I'm a little bit surprised the issue you mentioned with array descriptors on the stack getting corrupted by caf_finalize has not shown up sooner.

It couldn't. Only with introducing the new API (the caf*_by_ref()-functions) those descriptors need to be published. The old API did not need the descriptor present any time, because those needed to in-sync on all images, so publishing them was not necessary. And with allowing reallocation of the destination buffer by the API-function this information needs to be present (and changed).

[vehre]

I'm a little bit surprised the issue you mentioned with array descriptors on the stack getting corrupted by caf_finalize has not shown up sooner...

Those are needed only by the new API of caf*_by_ref() functions. Because this API allows reallocation of result arrays the descriptor needs to be fixed accordingly, which of course needs the descriptor to be available. Furthermore does the new API need the descriptor for reffing into the arrays. The old API implemented reffing only for arrays, that are same sized on all images. Therefore supplying the image's local descriptor to the communication-routine was sufficient. But with the support for allocatable components, each component can have a different size on the different images, which enforces the need for the array descriptor to be accessible. While designing the new API we tried to be as universal as possible and therefore the array descriptor is needed whenever a coarray is registered, even when the descriptor is never used.

[vehre]

I have analyzed the issue in sameloc further. With introducing the new API sendget(_by_ref) is used, whenever a coarray is present on the left- and right-hand side of an assignment. Debugging into _caf_sendget() I do not see the stride respected properly. I therefore deem the bug in _caf_sendget(). I tried to fix this by branching to _caf_get() when the image_index_s is this_image. This helped for cases where only get() was involved, unfortunately is also a send involved.

[afanfa]

FYI: caf_send does not support the "advanced" strided transfer support implemented in caf_get and caf_send. When a strided transfer is required, caf_sendget performs the transfer element-by-element.

[zbeekman]

@afanfa does STRIDED need to be defined to enable the efficient strided transfers? If so is there a reason to ever disable it?

[vehre]

@afanfa : I totally understand that caf_sendget does not have an optimized version for strided access, but I claim that caf_sendget does not work at all with strided access. IMO does it not work when the stride is in the get-part nor when it is in the send part.

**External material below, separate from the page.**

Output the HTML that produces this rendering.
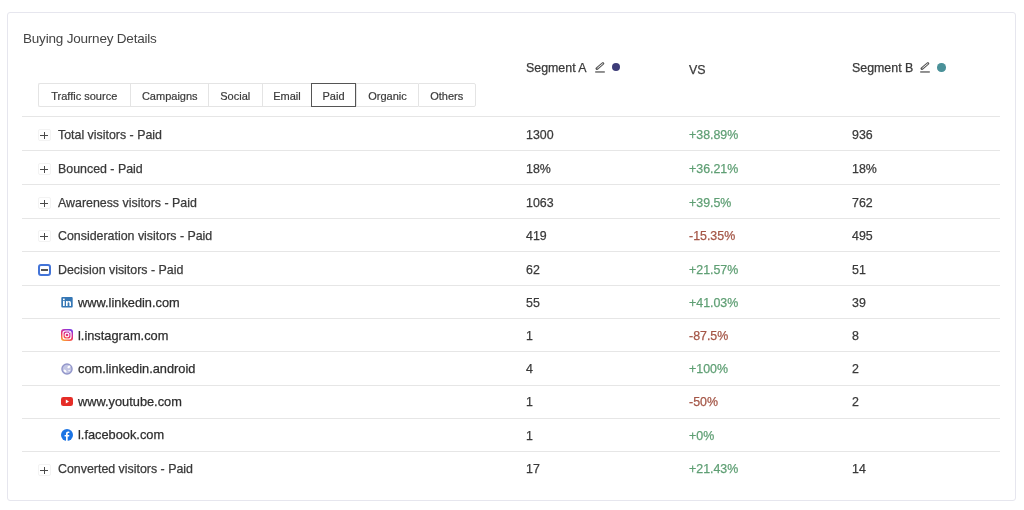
<!DOCTYPE html>
<html><head><meta charset="utf-8">
<style>
*{margin:0;padding:0;box-sizing:border-box}
html,body{width:1024px;height:510px;background:#fff;overflow:hidden;font-family:"Liberation Sans",sans-serif;color:#3a3a3a}
.card{position:absolute;left:7px;top:12px;width:1009px;height:489px;border:1px solid #e6e6ee;border-radius:3px;background:#fff}
.abs{position:absolute;white-space:nowrap;will-change:transform;-webkit-text-stroke:0.2px currentColor}
.title{left:23px;top:31px;font-size:13.5px;color:#444;letter-spacing:-0.2px;-webkit-text-stroke:0}
.tabs{position:absolute;left:0;top:0}
.tab{position:absolute;will-change:transform;-webkit-text-stroke:0.2px currentColor;top:83px;height:24px;font-size:11px;line-height:24px;color:#3a3a3a;text-align:center;border:1px solid #e4e4e4;border-right:none}
.tab:nth-child(7){border-right:1px solid #e4e4e4;border-radius:0 2px 2px 0}
.tab:first-child{border-radius:2px 0 0 2px}
.tab.on{border:1px solid #555;z-index:2}
.line{position:absolute;left:22px;width:978px;height:1px;background:#e6e6e6}
.txt{position:absolute;white-space:nowrap;font-size:12.4px;line-height:14px;will-change:transform;-webkit-text-stroke:0.25px currentColor}
.g{color:#5f9f74}
.r{color:#a45647}
.sub{color:#2e2e2e;font-size:12.8px;line-height:15px}
.plus{position:absolute;left:38px;width:13px;height:12px;border:1px solid #f3f3f3;border-radius:2px}
.plus:before{content:"";position:absolute;left:1px;top:5px;width:8px;height:1px;background:#4a4a4a}
.plus:after{content:"";position:absolute;left:4.5px;top:1.5px;width:1.2px;height:7.5px;background:#4a4a4a}
.ic{position:absolute}
.minus{position:absolute;left:38px;width:13px;height:12px;border:2px solid #4374d8;border-radius:3px}
.minus:before{content:"";position:absolute;left:0.8px;top:3.5px;width:7.4px;height:1.2px;background:#555}
</style></head><body>
<div class="card"></div>
<div class="abs title">Buying Journey Details</div>

<div class="tabs">
  <div class="tab" style="left:38px;width:91.5px">Traffic source</div>
  <div class="tab" style="left:129.5px;width:78.5px">Campaigns</div>
  <div class="tab" style="left:208px;width:53.5px">Social</div>
  <div class="tab" style="left:261.5px;width:49.0px">Email</div>
  <div class="tab on" style="left:310.5px;width:45.0px">Paid</div>
  <div class="tab" style="left:355.5px;width:62.0px">Organic</div>
  <div class="tab" style="left:417.5px;width:57.5px">Others</div>
</div>

<!-- header -->
<div class="txt" style="left:526px;top:61px;font-size:12.4px">Segment A</div>
<svg class="abs" style="left:594px;top:62px" width="12" height="12" viewBox="0 0 12 12"><path d="M2.9 6.6 L8.9 1.5" stroke="#5a5a5a" stroke-width="2.7" stroke-linecap="round"/><path d="M3.6 6.0 L8.6 1.8" stroke="#fff" stroke-width="0.9" stroke-linecap="round"/><rect x="1.2" y="9" width="9.6" height="1.9" fill="#8c8c8c"/></svg>
<div class="abs" style="left:612px;top:63.2px;width:8px;height:8px;border-radius:50%;background:#3d3c78"></div>
<div class="txt" style="left:689px;top:63px;font-size:12.4px">VS</div>
<div class="txt" style="left:852px;top:61px;font-size:12.4px">Segment B</div>
<svg class="abs" style="left:919px;top:62px" width="12" height="12" viewBox="0 0 12 12"><path d="M2.9 6.6 L8.9 1.5" stroke="#5a5a5a" stroke-width="2.7" stroke-linecap="round"/><path d="M3.6 6.0 L8.6 1.8" stroke="#fff" stroke-width="0.9" stroke-linecap="round"/><rect x="1.2" y="9" width="9.6" height="1.9" fill="#8c8c8c"/></svg>
<div class="abs" style="left:937px;top:63px;width:8.5px;height:8.5px;border-radius:50%;background:#4a9199"></div>

<!--ROWS-->
<div class="line" style="top:116px"></div>
<div class="line" style="top:150px"></div>
<div class="line" style="top:184px"></div>
<div class="line" style="top:217.5px"></div>
<div class="line" style="top:251px"></div>
<div class="line" style="top:285px"></div>
<div class="line" style="top:318px"></div>
<div class="line" style="top:351px"></div>
<div class="line" style="top:384.5px"></div>
<div class="line" style="top:418px"></div>
<div class="line" style="top:451px"></div>
<div class="plus" style="top:129px"></div>
<div class="txt" style="left:57.5px;top:128.10px">Total visitors - Paid</div>
<div class="txt" style="left:526px;top:128.10px">1300</div>
<div class="txt g" style="left:689px;top:128.10px">+38.89%</div>
<div class="txt" style="left:852px;top:128.10px">936</div>
<div class="plus" style="top:163px"></div>
<div class="txt" style="left:57.5px;top:161.95px">Bounced - Paid</div>
<div class="txt" style="left:526px;top:161.95px">18%</div>
<div class="txt g" style="left:689px;top:161.95px">+36.21%</div>
<div class="txt" style="left:852px;top:161.95px">18%</div>
<div class="plus" style="top:197px"></div>
<div class="txt" style="left:57.5px;top:195.70px">Awareness visitors - Paid</div>
<div class="txt" style="left:526px;top:195.70px">1063</div>
<div class="txt g" style="left:689px;top:195.70px">+39.5%</div>
<div class="txt" style="left:852px;top:195.70px">762</div>
<div class="plus" style="top:230px"></div>
<div class="txt" style="left:57.5px;top:229.40px">Consideration visitors - Paid</div>
<div class="txt" style="left:526px;top:229.40px">419</div>
<div class="txt r" style="left:689px;top:229.40px">-15.35%</div>
<div class="txt" style="left:852px;top:229.40px">495</div>
<div class="minus" style="top:263.9px"></div>
<div class="txt" style="left:57.5px;top:263.15px">Decision visitors - Paid</div>
<div class="txt" style="left:526px;top:263.15px">62</div>
<div class="txt g" style="left:689px;top:263.15px">+21.57%</div>
<div class="txt" style="left:852px;top:263.15px">51</div>
<svg class="ic" style="left:61px;top:297px" width="12" height="11" viewBox="0 0 12 11"><rect x="0.3" y="0" width="11.4" height="10.6" rx="1" fill="#3577b5"/><rect x="2" y="4" width="1.7" height="5" fill="#fff"/><rect x="2" y="1.6" width="1.7" height="1.6" fill="#fff"/><path d="M5 4 H6.6 V4.8 C7 4.1 7.6 3.9 8.3 3.9 C9.5 3.9 10 4.6 10 6 V9 H8.4 V6.3 C8.4 5.6 8.1 5.2 7.6 5.2 C7 5.2 6.6 5.6 6.6 6.3 V9 H5 Z" fill="#fff"/></svg>
<div class="txt sub" style="left:77.5px;top:294.66px">www.linkedin.com</div>
<div class="txt" style="left:526px;top:296.00px">55</div>
<div class="txt g" style="left:689px;top:296.00px">+41.03%</div>
<div class="txt" style="left:852px;top:296.00px">39</div>
<svg class="ic" style="left:61px;top:329px" width="12" height="12" viewBox="0 0 12 12"><defs><linearGradient id="igg" x1="0.1" y1="1" x2="0.6" y2="0"><stop offset="0" stop-color="#fdb631"/><stop offset="0.45" stop-color="#f0365f"/><stop offset="0.8" stop-color="#c02fb4"/><stop offset="1" stop-color="#7b3be0"/></linearGradient></defs><rect x="0" y="0" width="12" height="12" rx="3" fill="url(#igg)"/><rect x="2" y="2" width="8" height="8" rx="2.3" fill="none" stroke="#fff" stroke-width="1.1"/><circle cx="6" cy="6" r="1.9" fill="none" stroke="#fff" stroke-width="1.1"/><circle cx="8.4" cy="3.6" r="0.5" fill="#fff"/></svg>
<div class="txt sub" style="left:77.5px;top:327.66px">l.instagram.com</div>
<div class="txt" style="left:526px;top:329.20px">1</div>
<div class="txt r" style="left:689px;top:329.20px">-87.5%</div>
<div class="txt" style="left:852px;top:329.20px">8</div>
<svg class="ic" style="left:61px;top:362.5px" width="12" height="12" viewBox="0 0 12 12"><circle cx="6" cy="6" r="5.05" fill="#c3c6e4" stroke="#9296ca" stroke-width="1.4"/><ellipse cx="7.9" cy="3.9" rx="1.7" ry="1.1" transform="rotate(-40 7.9 3.9)" fill="#fff"/><ellipse cx="4.1" cy="8" rx="1.8" ry="1.0" transform="rotate(45 4.1 8)" fill="#fff"/><ellipse cx="8.2" cy="7.6" rx="1.1" ry="0.7" fill="#f4f4fb"/></svg>
<div class="txt sub" style="left:77.5px;top:360.66px">com.linkedin.android</div>
<div class="txt" style="left:526px;top:361.90px">4</div>
<div class="txt g" style="left:689px;top:361.90px">+100%</div>
<div class="txt" style="left:852px;top:361.90px">2</div>
<svg class="ic" style="left:61px;top:397.3px" width="12" height="9" viewBox="0 0 12 9"><rect x="0" y="0" width="12" height="9" rx="2.3" fill="#e52d27"/><path d="M4.8 2.6 L8 4.5 L4.8 6.4 Z" fill="#fff"/></svg>
<div class="txt sub" style="left:77.5px;top:393.66px">www.youtube.com</div>
<div class="txt" style="left:526px;top:395.30px">1</div>
<div class="txt r" style="left:689px;top:395.30px">-50%</div>
<div class="txt" style="left:852px;top:395.30px">2</div>
<svg class="ic" style="left:61px;top:428.8px" width="12" height="12" viewBox="0 0 12 12"><circle cx="6" cy="6" r="6" fill="#1b74e4"/><path d="M6.7 12 V7.6 H8.1 L8.35 6 H6.7 V5 C6.7 4.5 6.95 4.1 7.7 4.1 H8.4 V2.7 C8.1 2.65 7.6 2.6 7.1 2.6 C5.8 2.6 5 3.4 5 4.8 V6 H3.6 V7.6 H5 V12 Z" fill="#fff"/></svg>
<div class="txt sub" style="left:77.5px;top:427.36px">l.facebook.com</div>
<div class="txt" style="left:526px;top:428.85px">1</div>
<div class="txt g" style="left:689px;top:428.85px">+0%</div>
<div class="plus" style="top:464px"></div>
<div class="txt" style="left:57.5px;top:462.20px">Converted visitors - Paid</div>
<div class="txt" style="left:526px;top:462.20px">17</div>
<div class="txt g" style="left:689px;top:462.20px">+21.43%</div>
<div class="txt" style="left:852px;top:462.20px">14</div>
<!--/ROWS-->
</body></html>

I have attached a testcase, that shows my claim.
stridedsendget.f90.gz
I had to gzip it or github won't let me attach it.

[afanfa]

@zbeekman: yes, STRIDED must be defined to enable the efficient strided transfer (but in caf_sendget is not implemented). You want to disable it when you are dealing with strided transfers of derived type coarrays. In that case, the library is forced to send the data byte-by-byte.